In a panel on new engine programs held at Aviation Week’s Engine Leasing, Trading & Finance event on May 2, Paul Finklestein, marketing director at Pratt & Whitney, acknowledged the struggles encountered by Pratt & Whitney on the PW1100G geared turbofan (GTF) program over the past few years. Some of these included issues related to combustor chamber lining degradation, which contributed to delays on Airbus A320neo deliveries. Pratt also was alerted to faulty lift off seals on some of the engines, which led to it switching back to a previous configuration of the knife-edge seal earlier this year.

Currently in operation on around 150 aircraft comprised of Airbus A320neo, Bombardier CSeries and as of early-May, Embraer E190-E2 aircraft, Finklestein said the modifications have smoothed over some of the challenges with the engine program. “Everything going out of the door today has modifications for the earlier issues so we’re back on track with that,” he said of the GTF program.

When bringing the new engine into service, he said the U.S. manufacturer separates teams working on the GTF from more mature variants such as the PW4000 and V2500, with more than half of the older engines yet to undergo their first shop visits.

“We keep these teams separate to ensure the right amount of focus is allocated for customers depending on which engine they operate,” he told the panel.

Meanwhile, Brian Ovington, engine services marketing director at GE Aviation, said the OEM experienced a relatively smooth entry-into-service (EIS) of its new engine type--the CFM LEAP family for the 737 MAX and A320neo narrowbodies and the GEnx, an option for the 787 and the 747-8. Both engines have yet to experience AOG incidents, he said.

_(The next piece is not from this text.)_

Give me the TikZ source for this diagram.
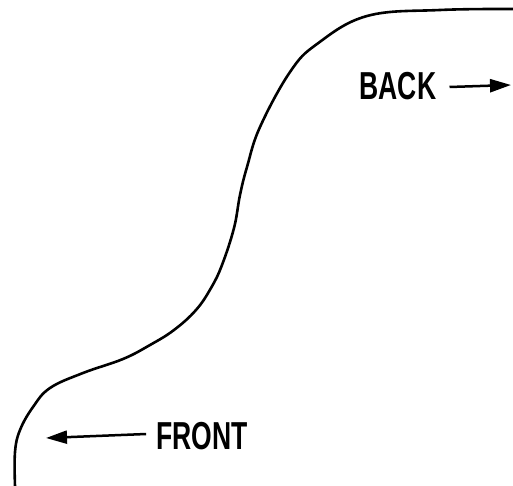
\documentclass[tikz,border=0pt]{standalone}
\usepackage{fontspec}
\setmainfont{Liberation Sans}
\newfontfamily\lblfont[FakeStretch=0.68]{Liberation Sans Bold}
\usetikzlibrary{arrows.meta}
\tikzset{
  lbl/.style={font=\lblfont\fontsize{39}{39}\selectfont, inner sep=0pt},
  pointer/.style={line width=2.5pt, -{Triangle[length=21pt,width=13pt]}},
  outline/.style={line width=2.6pt, line cap=round, line join=round}
}
\begin{document}
\begin{tikzpicture}[x=1pt,y=-1pt]
\useasboundingbox (0,0) rectangle (513,486);
\draw[outline] plot[smooth, tension=0.65] coordinates {(15,486) (15,452) (20,430) (33,407) (50,388) (83,373) (123,359) (150,345) (174,330) (196,310) (211,288) (222,265) (234,228) (240,195) (247,167) (260,127) (290,72) (317,44) (367,16) (440,10) (513,9)};
\node[lbl] (back) at (398,86) {BACK};
\node[lbl] (front) at (202,436) {FRONT};
\coordinate (backtip) at (511,85);
\coordinate (fronttip) at (46,438);
\draw[pointer] ([xshift=13pt,yshift=-1pt]back.east) -- (backtip);
\draw[pointer] ([xshift=-10pt,yshift=2pt]front.west) -- (fronttip);
\end{tikzpicture}
\end{document}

Typically, GE will start its EIS process around two years in advance with the customer, focusing on training, licensing and provisioning. Ovington said last year GE shipped about 460 LEAP engines, a figure expected to more than double this year to around 1,200 rising to 2,000 annually by 2020. “Given we supply a lot of engines there is also a significant supply chain effort in transitioning over from one program to another,” he said.

Like Pratt, Ovington said there is an importance in retaining a strong focus on the GE’s legacy fleet. “While we’re shifting over production, we will be hitting the peak of our shop visit periods on engines such as the CFM56 and GE90 so this involves a lot of forecast integration with our customers to ensure parts availability for these programs,” he said, acknowledging the existence of supply issues on some of GE’s current in-service engine fleets.

“For assets to support EIS, we’re sitting at around three times the spares levels, which is more than our usual level of two times higher,” he added.

Alastair Knox, head of aircraft transitions at Rolls-Royce, said the British engine maker is “very pleased” with the results of the Trent XWB, found on the Airbus A350 aircraft and the Trent 1000 powering the Boeing 787.

Despite Rolls-Royce’s satisfaction with the new engine types, Knox said there are some challenges to consider dependent on the size of the carrier awaiting new models to enter their fleets. “As engines and aircrafts have become more advanced technologically, the product is naturally more complex. This is especially daunting for smaller airlines rather than major ones as they tend to need a lot more support,” he says.

“This is where the service angle comes into it--ensuring that there is a lot of significant risk transferred from the airline to the engine manufacturer to minimize risk and focus on flying the aircraft instead of worrying about parts availability, engine spares and logistics.”